It’s a problem everywhere: not enough chargers for EVs! Hybrid cars drive strong start for UK electric vehicle industry but chargers stall future progress

Another ‘problem’ in many countries is that the car industry is producing fewer petrol-powered vehicles – but they are producing more electric-powered vehicles: UK car production sinks to lowest level since the 50s

There’s one ‘problem’ which is being discussed more and more – and that’s “How green are EVs?”

These pages have looked at the issues before: Electric cars are not carbon neutral – Vision Group for Sidmouth and The promise of zero-carbon vehicles – Vision Group for Sidmouth and Understanding the sustainability of electric cars – Vision Group for Sidmouth

Reports have been coming out looking at the latest evidence:

T&E’s study assesses the amount of raw materials needed to make electric vehicle batteries today and in the future – taking into account changes in manufacturing processes and recycling. It compares this with the raw materials needed to run a fossil fuel car to show that electric car batteries need significantly less raw materials. The report also shows that on a systemic level Europe’s overreliance on oil imports far outweighs those of battery raw materials, helping Europe to become self-sufficient in batteries. Batteries vs oil: A comparison of raw material needs – Transport & Environment and Fossil fuel cars make ‘hundreds of times’ more waste than electric cars | Automotive industry | The Guardian 

We show that already under current carbon intensities of electricity generation, electric cars and heat pumps are less emission intensive than fossil-fuel-based alternatives in 53 world regions, representing 95% of the global transport and heating demand. Even if future end-use electrification is not matched by rapid power-sector decarbonization, it will probably reduce emissions in almost all world regions. Net emission reductions from electric cars and heat pumps in 59 world regions over time | Nature Sustainability and Electric cars produce less CO2 than petrol vehicles, study confirms | Electric, hybrid and low-emission cars | The Guardian

Here’s an excellent piece from this week looking at the issues from Michael Day of the i-news – with a few excerpts:

They’re tall – they have to be, to fit the battery under the floor.

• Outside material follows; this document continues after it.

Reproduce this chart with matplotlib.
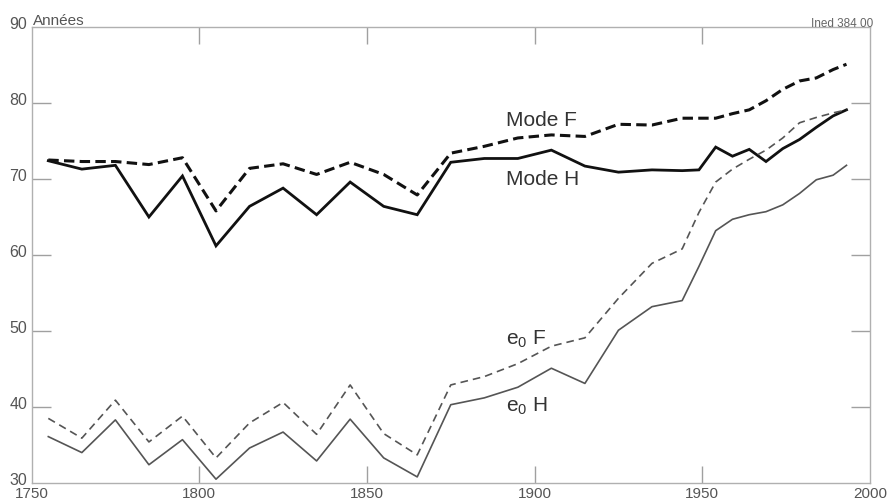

The batteries are very heavy – and very costly, which means EVs are expensive. To justify the price tags, manufacturers have tended to promote them as high-end vehicles, with more power than they need and lashings of luxury tech and trim. These no-emissions vehicles are not yet transportation for the masses... Newer EVs such as Citroen’s ultra-compact Ami, with its battery size just a 10th of most current electric cars, hint at a more utilitarian future, and mass EV ownership – which is surely good news when it comes to reducing emissions globally. But navigating the road to a car-driving greener planet is not that simple…

Demand for the key ingredient in today’s car batteries, the alkali metal lithium, is already sky-high. The world could face shortages of the metal by 2025, according to the International Energy Agency (IEA). But the process of collecting lithium brings its own challenges. This mineral resource is concentrated in a handful of places; lithium mining is water-intensive, but more than half of today’s production is in areas where water is scarce. And it needs to be dug out of the ground. The energy for this is usually derived from – guess what? Burning fossil fuels. The electricity grid that charges EVs’ batteries is still largely reliant on fossil fuels, too. Until these fuels are replaced by renewables, EVs will be responsible for harmful emissions.

But if you must buy a car, the bottom line is that EVs still cause less environmental damage than petrol or diesel engine cars when you measure their emissions over their lifetime…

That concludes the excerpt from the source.